House Speaker Jeff Hoover, R-Jamestown, who sponsored the legislation, said he’s confident it will stand up in court.
“Not only am I confident the Kentucky Right-to-Work Act is constitutional, but we are also seeing results we predicted when the bill was passed.”
But AFL-CIO President Bill Londrigan called claims that right-to-work laws improve a state’s overall economy a “total falsehood” aimed at attracting low-wage industries and dividing workers.
“In other states where right-to-work laws have been implemented,” Londrigan said, “wage rates have gone down. We found that across the United States when we compare right-to-work states to non-right-to-work states, there is a significant amount of wages that workers make, ranging from $1,500 to $5,000 a year less a year in right to work states.”
Senate President Robert Stivers, R-Manchester, said the law is constitutional and pointed to a recent federal district court that dismissed a suit challenging Wisconsin’s right-to-work law.
But Irwin Cutler Jr., one of the attorneys for the AFL-CIO and Teamsters, said that’s only half the story.
That suit challenged the Wisconsin law under provisions of the federal constitution. But a second suit that challenges the law under the Wisconsin constitution won a favorable lower court decision. So did a similar suit in West Virginia. All three suits are under appeal.
Cutler and William Johnson, another attorney representing the union groups, said they are challenging the law under Kentucky’s constitution because it has stronger “illegal takings” and equal treatment provisions than the U.S. Constitution.
“In each state, you have to look at how the law that was passed comports with the constitution of that state and we think that is a strong point in our suit,” Johnson said.
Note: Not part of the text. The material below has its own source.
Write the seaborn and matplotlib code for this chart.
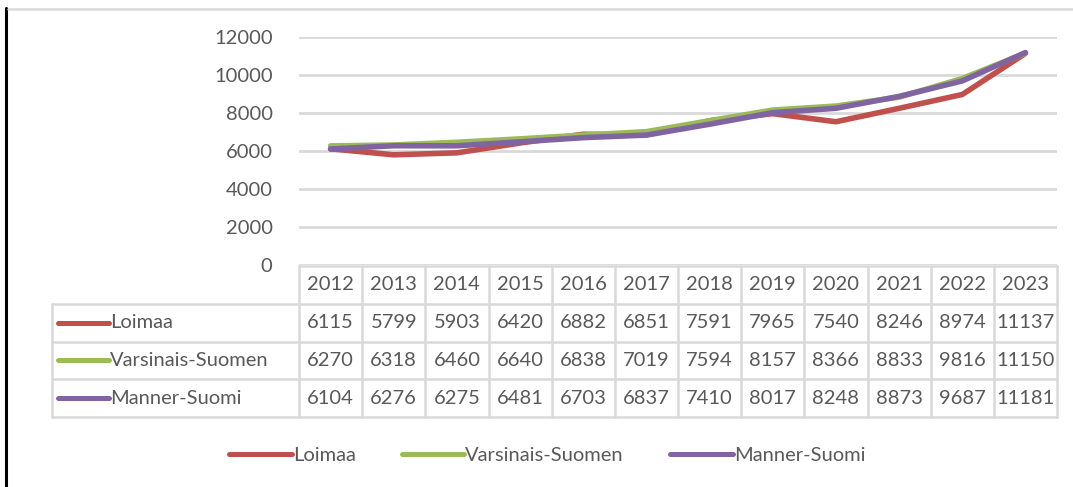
import pandas as pd
import numpy as np
import seaborn as sns
import matplotlib.pyplot as plt
from matplotlib.lines import Line2D

years = [2012, 2013, 2014, 2015, 2016, 2017, 2018, 2019, 2020, 2021, 2022, 2023]
series_names = ["Loimaa", "Varsinais-Suomen", "Manner-Suomi"]
loimaa = [6115, 5799, 5903, 6420, 6882, 6851, 7591, 7965, 7540, 8246, 8974, 11137]
varsinais = [6270, 6318, 6460, 6640, 6838, 7019, 7594, 8157, 8366, 8833, 9816, 11150]
manner = [6104, 6276, 6275, 6481, 6703, 6837, 7410, 8017, 8248, 8873, 9687, 11181]
colors = ["#c0504d", "#9bbb59", "#8064a2"]

values = [loimaa, varsinais, manner]
df = pd.DataFrame({
    "pos": np.tile(np.arange(len(years)), 3),
    "value": np.concatenate(values),
    "series": np.repeat(series_names, len(years)),
})

sns.set_theme(style="white")
plt.rcParams["font.family"] = ["Lato", "DejaVu Sans"]
text_color = "#595959"
grid_color = "#d9d9d9"
fs = 14.5

fig = plt.figure(figsize=(10.73, 4.87), dpi=100)

# main line chart
ax = fig.add_axes([299 / 1073, 1 - 265 / 487, 758 / 1073, 228 / 487])
sns.lineplot(data=df, x="pos", y="value", hue="series", palette=colors,
             linewidth=4, ax=ax, legend=False, solid_capstyle="round")
ax.set_xlim(-0.5, len(years) - 0.5)
ax.set_ylim(0, 12000)
ax.set_yticks(range(0, 12001, 2000))
ax.set_yticklabels([str(v) for v in range(0, 12001, 2000)], color=text_color, fontsize=fs)
ax.set_xticks([])
ax.set_xlabel("")
ax.set_ylabel("")
ax.tick_params(axis="y", length=0, pad=19)
ax.grid(axis="y", color=grid_color, linewidth=2)
ax.set_axisbelow(True)
for s in ax.spines.values():
    s.set_visible(False)

# data table below the chart
col_w = 758 / 12
label_cols = 247 / col_w
tx = fig.add_axes([52 / 1073, 1 - 417 / 487, 1005 / 1073, 151 / 487])
tx.set_xlim(-0.5 - label_cols, len(years) - 0.5)
tx.set_ylim(4, 0)
tx.axis("off")
lw = 1.8
left = -0.5 - label_cols
right = len(years) - 0.5
# horizontal lines
tx.plot([-0.5, right], [0, 0], color=grid_color, lw=lw, clip_on=False)
for r in range(1, 5):
    tx.plot([left, right], [r, r], color=grid_color, lw=lw, clip_on=False)
# vertical lines
tx.plot([left, left], [1, 4], color=grid_color, lw=lw, clip_on=False)
for c in range(len(years) + 1):
    tx.plot([c - 0.5, c - 0.5], [0, 4], color=grid_color, lw=lw, clip_on=False)

for i, y in enumerate(years):
    tx.text(i, 0.5, str(y), ha="center", va="center", color=text_color, fontsize=fs)
for r, (name, vals, col) in enumerate(zip(series_names, values, colors)):
    row = r + 1.5
    tx.plot([left + 0.1, left + 0.9], [row, row], color=col, lw=3.6,
            solid_capstyle="round", clip_on=False)
    tx.text(left + 0.92, row, name, ha="left", va="center", color=text_color, fontsize=fs)
    for i, v in enumerate(vals):
        tx.text(i, row, str(v), ha="center", va="center", color=text_color, fontsize=fs)

# legend at the bottom
handles = [Line2D([0], [0], color=c, lw=3.6, solid_capstyle="round") for c in colors]
fig.legend(handles, series_names, loc="center", bbox_to_anchor=(0.51, 1 - 455 / 487),
           ncol=3, frameon=False, fontsize=fs, handlelength=3.1, handletextpad=0.05,
           columnspacing=2.3, labelcolor=text_color)

# outer frame lines
fig.add_artist(Line2D([6 / 1073, 6 / 1073], [0, 1 - 8 / 487], color="black", lw=2.2))
fig.add_artist(Line2D([8 / 1073, 1], [1 - 9 / 487, 1 - 9 / 487], color=grid_color, lw=1.8))

fig.savefig("out.png", dpi=100, facecolor="white")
Cutler said federal law requires unions to represent all workers at a worksite with a collective bargaining unit, even if they can’t collect dues from some workers.
“Under this law, unions still have the obligation to represent every worker in the plant, and yet the only ones who pay for that service are the ones who decide they want to,” Cutler said. “That constitutes, under the Kentucky Constitution, an unlawful taking of the services, the property, of the labor union and its members.”
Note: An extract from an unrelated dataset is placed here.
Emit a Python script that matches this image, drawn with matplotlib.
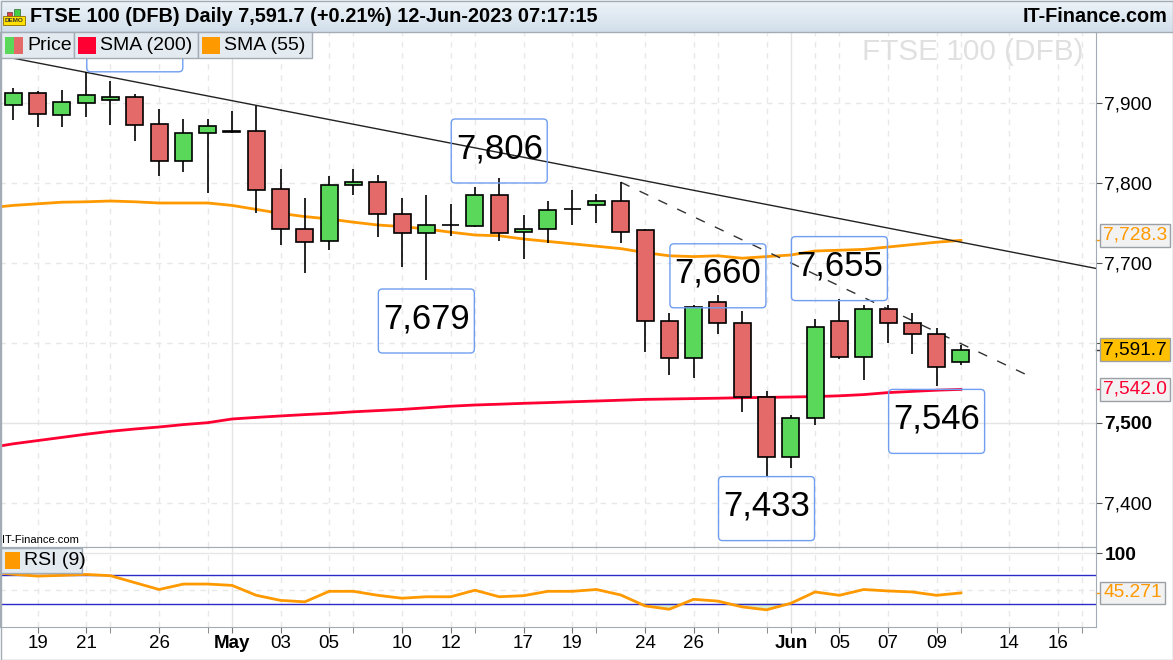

The suit also contends the right-to-work law is discriminatory because it applies only to unions but not to other groups which require membership dues. (In fact, the law specifically exempts several membership organizations, including chambers of commerce and the Kentucky Education Association.)
Cutler said Kentucky law actually requires Chambers of Commerce to collect dues to pay for their services — “yet unions are required to pay for their services and are prohibited from charging dues unless someone voluntarily wants to pay for that service.”
Chapter 102.020 of the Kentucky Revised Statutes authorizes chambers of commerce and specifies articles of incorporation. It says in part: “The annual dues of the members of this corporation shall be not less than twelve dollars ($12), payable as provided in the bylaws of the corporation.”
Ashli Watts, Vice President of Public Affairs for the Kentucky Chamber of Commerce, didn’t dispute the language of that statute but said it is open to interpretation. She said the state chamber supports right-to-work.
“As the last southern state to pass right to work, Kentucky is already benefiting from this law that’s only been in effect 5 months. The point to be made is that membership in the Kentucky Chamber, and other chambers of commerce, is voluntary,” Watts said. “We are confident that the law will be upheld, like it has been in other states.”